Objective = Exactly as written, retype the listing below, omitting the pictures.

######

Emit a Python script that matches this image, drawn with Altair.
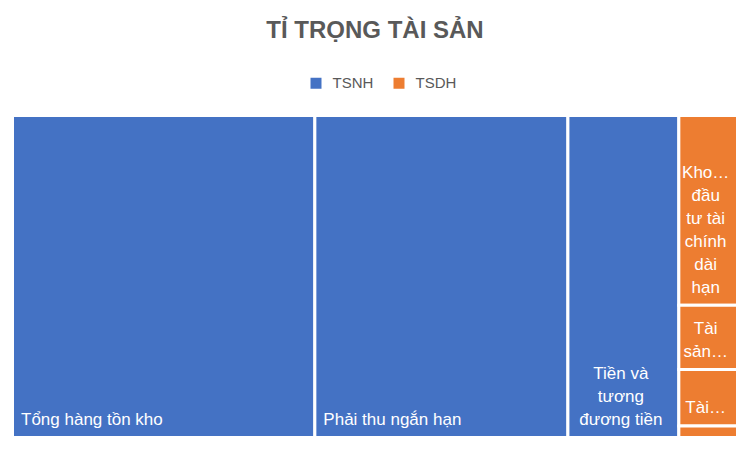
import altair as alt
import pandas as pd

# tên đầy đủ các khoản mục
ten = [
    "Tổng hàng tồn kho",
    "Phải thu ngắn hạn",
    "Tiền và tương đương tiền",
    "Khoản đầu tư tài chính dài hạn",
    "Tài sản cố định",
    "Tài sản dài hạn khác",
    "Bất động sản đầu tư",
]
nhom = ["TSNH", "TSNH", "TSNH", "TSDH", "TSDH", "TSDH", "TSDH"]
gia_tri = [41.7, 34.9, 15.3, 4.77, 1.61, 1.42, 0.29]
# nhãn như hiển thị trên hình (đã xuống dòng / cắt bớt)
nhan = [
    "Tổng hàng tồn kho",
    "Phải thu ngắn hạn",
    "Tiền và\ntương\nđương tiền",
    "Kho…\nđầu\ntư tài\nchính\ndài\nhạn",
    "Tài\nsản…",
    "Tài…",
    "",
]

df = pd.DataFrame({
    "ten": ten,
    "nhom": nhom,
    "gia_tri": gia_tri,
    "nhan": nhan,
    "thu_tu": list(range(len(ten))),
})

FONT = "Liberation Sans"
LINE_H = 23
MAX_LINES = max(len(s.split("\n")) for s in nhan)

base = alt.Chart(df).transform_calculate(
    cot="datum.nhom == 'TSNH' ? datum.ten : 'TSDH'"
).transform_joinaggregate(
    tong_cot="sum(gia_tri)", groupby=["cot"]
).transform_joinaggregate(
    tong="sum(gia_tri)"
).transform_window(
    hang="row_number()", groupby=["cot"], sort=[alt.SortField("thu_tu")]
).transform_calculate(
    dau_cot="datum.hang == 1 ? datum.tong_cot : 0"
).transform_window(
    x1="sum(dau_cot)", sort=[alt.SortField("thu_tu")], frame=[None, 0]
).transform_calculate(
    x0="datum.x1 - datum.tong_cot",
    xc="datum.x1 - datum.tong_cot / 2",
).transform_stack(
    stack="gia_tri", groupby=["cot"], as_=["y0", "y1"],
    offset="normalize", sort=[alt.SortField("thu_tu")]
)

xs = alt.Scale(nice=False, zero=True)
ys = alt.Scale(domain=[0, 1], reverse=True, nice=False)

rects = base.mark_rect(stroke="white", strokeWidth=3).encode(
    x=alt.X("x0:Q", scale=xs, axis=None),
    x2="x1:Q",
    y=alt.Y("y0:Q", scale=ys, axis=None),
    y2="y1:Q",
    color=alt.Color(
        "nhom:N",
        scale=alt.Scale(domain=["TSNH", "TSDH"], range=["#4472C4", "#ED7D31"]),
        legend=alt.Legend(
            title=None, orient="none", direction="horizontal",
            legendX=296, legendY=-40,
            symbolType="square", symbolSize=121, symbolStrokeWidth=0,
            labelFont=FONT, labelFontSize=15, labelColor="#595959",
            labelOffset=9, columnPadding=18, padding=0,
        ),
    ),
    tooltip=["ten:N", "gia_tri:Q"],
)

# mỗi dòng nhãn là một hàng; k = số thứ tự dòng tính từ dưới đáy ô lên
lines = base.transform_calculate(
    dong="split(datum.nhan, '\\n')"
).transform_flatten(
    ["dong"]
).transform_window(
    chi_so="row_number()", groupby=["ten"]
).transform_joinaggregate(
    so_dong="count()", groupby=["ten"]
).transform_calculate(
    k="datum.so_dong - datum.chi_so"
)

layers = [rects]
for k in range(MAX_LINES):
    style = dict(
        baseline="alphabetic", dy=-12.5 - k * LINE_H,
        font=FONT, fontSize=17, color="white",
    )
    sel = lines.transform_filter(f"datum.k == {k}")
    layers.append(
        sel.transform_filter("(datum.x1 - datum.x0) / datum.tong >= 0.2")
        .mark_text(align="left", dx=8.5, **style)
        .encode(
            x=alt.X("x0:Q", scale=xs, axis=None),
            y=alt.Y("y1:Q", scale=ys, axis=None),
            text="dong:N",
        )
    )
    layers.append(
        sel.transform_filter("(datum.x1 - datum.x0) / datum.tong < 0.2")
        .mark_text(align="center", dx=-2.5, **style)
        .encode(
            x=alt.X("xc:Q", scale=xs, axis=None),
            y=alt.Y("y1:Q", scale=ys, axis=None),
            text="dong:N",
        )
    )

chart = alt.layer(*layers).properties(
    width=725,
    height=322,
    autosize="none",
    padding={"left": 4.5, "top": 107.5, "right": 5.5, "bottom": 5.5},
    title=alt.TitleParams(
        "TỈ TRỌNG TÀI SẢN", font=FONT, fontSize=24, fontWeight="bold",
        color="#595959", anchor="middle", offset=33,
    ),
).configure_view(stroke=None)

chart.save("out.html", embed_options={"renderer": "svg", "actions": False})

######

Output of the exercise =
Emit a Python script that matches this image, drawn with Altair.
import altair as alt
import pandas as pd

# tên đầy đủ các khoản mục
ten = [
    "Tổng hàng tồn kho",
    "Phải thu ngắn hạn",
    "Tiền và tương đương tiền",
    "Khoản đầu tư tài chính dài hạn",
    "Tài sản cố định",
    "Tài sản dài hạn khác",
    "Bất động sản đầu tư",
]
nhom = ["TSNH", "TSNH", "TSNH", "TSDH", "TSDH", "TSDH", "TSDH"]
gia_tri = [41.7, 34.9, 15.3, 4.77, 1.61, 1.42, 0.29]
# nhãn như hiển thị trên hình (đã xuống dòng / cắt bớt)
nhan = [
    "Tổng hàng tồn kho",
    "Phải thu ngắn hạn",
    "Tiền và\ntương\nđương tiền",
    "Kho…\nđầu\ntư tài\nchính\ndài\nhạn",
    "Tài\nsản…",
    "Tài…",
    "",
]

df = pd.DataFrame({
    "ten": ten,
    "nhom": nhom,
    "gia_tri": gia_tri,
    "nhan": nhan,
    "thu_tu": list(range(len(ten))),
})

FONT = "Liberation Sans"
LINE_H = 23
MAX_LINES = max(len(s.split("\n")) for s in nhan)

base = alt.Chart(df).transform_calculate(
    cot="datum.nhom == 'TSNH' ? datum.ten : 'TSDH'"
).transform_joinaggregate(
    tong_cot="sum(gia_tri)", groupby=["cot"]
).transform_joinaggregate(
    tong="sum(gia_tri)"
).transform_window(
    hang="row_number()", groupby=["cot"], sort=[alt.SortField("thu_tu")]
).transform_calculate(
    dau_cot="datum.hang == 1 ? datum.tong_cot : 0"
).transform_window(
    x1="sum(dau_cot)", sort=[alt.SortField("thu_tu")], frame=[None, 0]
).transform_calculate(
    x0="datum.x1 - datum.tong_cot",
    xc="datum.x1 - datum.tong_cot / 2",
).transform_stack(
    stack="gia_tri", groupby=["cot"], as_=["y0", "y1"],
    offset="normalize", sort=[alt.SortField("thu_tu")]
)

xs = alt.Scale(nice=False, zero=True)
ys = alt.Scale(domain=[0, 1], reverse=True, nice=False)

rects = base.mark_rect(stroke="white", strokeWidth=3).encode(
    x=alt.X("x0:Q", scale=xs, axis=None),
    x2="x1:Q",
    y=alt.Y("y0:Q", scale=ys, axis=None),
    y2="y1:Q",
    color=alt.Color(
        "nhom:N",
        scale=alt.Scale(domain=["TSNH", "TSDH"], range=["#4472C4", "#ED7D31"]),
        legend=alt.Legend(
            title=None, orient="none", direction="horizontal",
            legendX=296, legendY=-40,
            symbolType="square", symbolSize=121, symbolStrokeWidth=0,
            labelFont=FONT, labelFontSize=15, labelColor="#595959",
            labelOffset=9, columnPadding=18, padding=0,
        ),
    ),
    tooltip=["ten:N", "gia_tri:Q"],
)

# mỗi dòng nhãn là một hàng; k = số thứ tự dòng tính từ dưới đáy ô lên
lines = base.transform_calculate(
    dong="split(datum.nhan, '\\n')"
).transform_flatten(
    ["dong"]
).transform_window(
    chi_so="row_number()", groupby=["ten"]
).transform_joinaggregate(
    so_dong="count()", groupby=["ten"]
).transform_calculate(
    k="datum.so_dong - datum.chi_so"
)

layers = [rects]
for k in range(MAX_LINES):
    style = dict(
        baseline="alphabetic", dy=-12.5 - k * LINE_H,
        font=FONT, fontSize=17, color="white",
    )
    sel = lines.transform_filter(f"datum.k == {k}")
    layers.append(
        sel.transform_filter("(datum.x1 - datum.x0) / datum.tong >= 0.2")
        .mark_text(align="left", dx=8.5, **style)
        .encode(
            x=alt.X("x0:Q", scale=xs, axis=None),
            y=alt.Y("y1:Q", scale=ys, axis=None),
            text="dong:N",
        )
    )
    layers.append(
        sel.transform_filter("(datum.x1 - datum.x0) / datum.tong < 0.2")
        .mark_text(align="center", dx=-2.5, **style)
        .encode(
            x=alt.X("xc:Q", scale=xs, axis=None),
            y=alt.Y("y1:Q", scale=ys, axis=None),
            text="dong:N",
        )
    )

chart = alt.layer(*layers).properties(
    width=725,
    height=322,
    autosize="none",
    padding={"left": 4.5, "top": 107.5, "right": 5.5, "bottom": 5.5},
    title=alt.TitleParams(
        "TỈ TRỌNG TÀI SẢN", font=FONT, fontSize=24, fontWeight="bold",
        color="#595959", anchor="middle", offset=33,
    ),
).configure_view(stroke=None)

chart.save("out.html", embed_options={"renderer": "svg", "actions": False})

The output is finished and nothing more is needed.